:: Exercise ::
Note each line that includes the word "chart". Copy those lines.

:: Raw data ::
★ ★ ★ ★

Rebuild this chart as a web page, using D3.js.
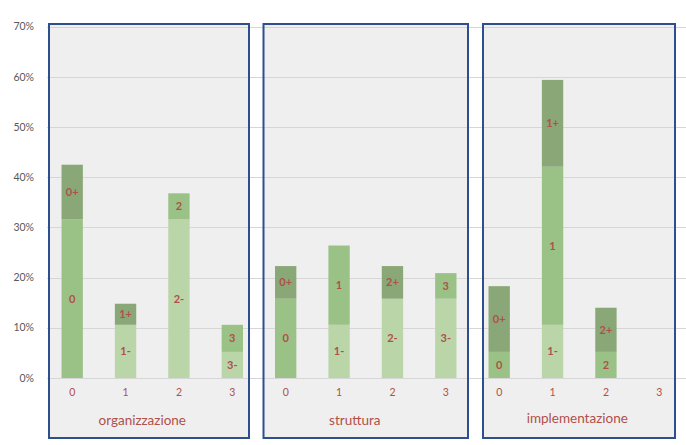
<!DOCTYPE html>
<html>
<head>
<meta charset="utf-8">
<script src="https://cdn.jsdelivr.net/npm/d3@7"></script>
<style>
  html, body { margin: 0; padding: 0; background: #ffffff; }
  svg { display: block; }
</style>
</head>
<body>
<svg id="chart" width="686" height="445"></svg>
<script>
// ---- data ----
const groups = ["organizzazione", "struttura", "implementazione"];
const levels = ["0", "1", "2", "3"];
// values in percent, one entry per (group, level), in order
const minusVals = [0, 10.6, 31.6, 5.2,   0, 10.6, 15.8, 15.8,   0, 10.6, 0, 0];
const baseVals  = [31.6, 0, 5.2, 5.4,   15.8, 15.8, 0, 5.1,    5.2, 31.5, 5.2, 0];
const plusVals  = [10.9, 4.2, 0, 0,     6.5, 0, 6.5, 0,        13.1, 17.3, 8.8, 0];
const yTicks = [0, 10, 20, 30, 40, 50, 60, 70];

// ---- layout ----
const W = 686, H = 445;
const plot = { left: 45.5, right: 686, top: 26.7, bottom: 378 };
const colors = { minus: "#bad6a9", base: "#9bc286", plus: "#8aa877" };
const labelColor = "#b0504a";
const panelInset = [[3.5, 10], [4.5, 4.5], [10.5, 11]];
const groupLabelShift = [-10, -11, -2];
const font = "Lato, 'Open Sans', sans-serif";

const svg = d3.select("#chart");

const cats = [];
groups.forEach((g, gi) => levels.forEach((l, li) => cats.push({ key: gi * 4 + li, group: gi, level: l })));

const x = d3.scaleBand().domain(cats.map(d => d.key)).range([plot.left, plot.right]).paddingInner(0.6).paddingOuter(0.3);
const step = x.step();
const y = d3.scaleLinear().domain([0, 70]).range([plot.bottom, plot.top]);

// panels (fill)
const panelData = groups.map((g, gi) => {
  const x0 = x(gi * 4) - x.paddingOuter() * step + panelInset[gi][0];
  const x1 = x(gi * 4 + 3) + x.bandwidth() + x.paddingOuter() * step - panelInset[gi][1];
  return { gi, x0, x1 };
});
svg.append("g").selectAll("rect").data(panelData).join("rect")
  .attr("x", d => d.x0).attr("y", 24)
  .attr("width", d => d.x1 - d.x0).attr("height", 414)
  .attr("fill", "#efefef");

// gridlines
svg.append("g").selectAll("line").data(yTicks).join("line")
  .attr("x1", 47).attr("x2", W)
  .attr("y1", d => Math.round(y(d)) + 0.5).attr("y2", d => Math.round(y(d)) + 0.5)
  .attr("stroke", "#d6d6d6").attr("stroke-width", 1);

// y axis labels
svg.append("g").selectAll("text").data(yTicks).join("text")
  .attr("x", 34).attr("y", d => y(d)).attr("dy", "0.35em")
  .attr("text-anchor", "end")
  .attr("font-family", font).attr("font-size", 10.5).attr("fill", "#595959")
  .text(d => d + "%");

// stacked segments
const segs = [];
cats.forEach((c, i) => {
  const parts = [
    { type: "minus", v: minusVals[i], suffix: "-" },
    { type: "base", v: baseVals[i], suffix: "" },
    { type: "plus", v: plusVals[i], suffix: "+" }
  ];
  let acc = 0;
  parts.forEach(p => {
    if (p.v > 0) {
      segs.push({ cat: c, type: p.type, y0: acc, y1: acc + p.v, label: c.level + p.suffix });
      acc += p.v;
    }
  });
});

svg.append("g").selectAll("rect").data(segs).join("rect")
  .attr("x", d => x(d.cat.key)).attr("width", x.bandwidth())
  .attr("y", d => y(d.y1)).attr("height", d => y(d.y0) - y(d.y1))
  .attr("fill", d => colors[d.type]);

svg.append("g").selectAll("text").data(segs).join("text")
  .attr("x", d => x(d.cat.key) + x.bandwidth() / 2)
  .attr("y", d => (y(d.y0) + y(d.y1)) / 2).attr("dy", "0.35em")
  .attr("text-anchor", "middle")
  .attr("font-family", font).attr("font-size", 11).attr("font-weight", "bold")
  .attr("fill", labelColor)
  .text(d => d.label);

// x tick labels
svg.append("g").selectAll("text").data(cats).join("text")
  .attr("x", d => x(d.key) + x.bandwidth() / 2).attr("y", 396)
  .attr("text-anchor", "middle")
  .attr("font-family", font).attr("font-size", 10.5)
  .attr("fill", labelColor)
  .text(d => d.level);

// group labels
svg.append("g").selectAll("text").data(groups).join("text")
  .attr("x", (d, gi) => (x(gi * 4 + 1) + x(gi * 4 + 2) + x.bandwidth()) / 2 + groupLabelShift[gi])
  .attr("y", (d, gi) => gi === 2 ? 423 : 424.5)
  .attr("text-anchor", "middle")
  .attr("font-family", font).attr("font-size", 13.5)
  .attr("fill", labelColor)
  .text(d => d);

// panel borders
svg.append("g").selectAll("rect").data(panelData).join("rect")
  .attr("x", d => d.x0).attr("y", 24)
  .attr("width", d => d.x1 - d.x0).attr("height", 414)
  .attr("fill", "none").attr("stroke", "#2e4f8e").attr("stroke-width", 2);
</script>
</body>
</html>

★ ★ ★ ★

:: Answer in full ::
Rebuild this chart as a web page, using D3.js.
<svg id="chart" width="686" height="445"></svg>
const svg = d3.select("#chart");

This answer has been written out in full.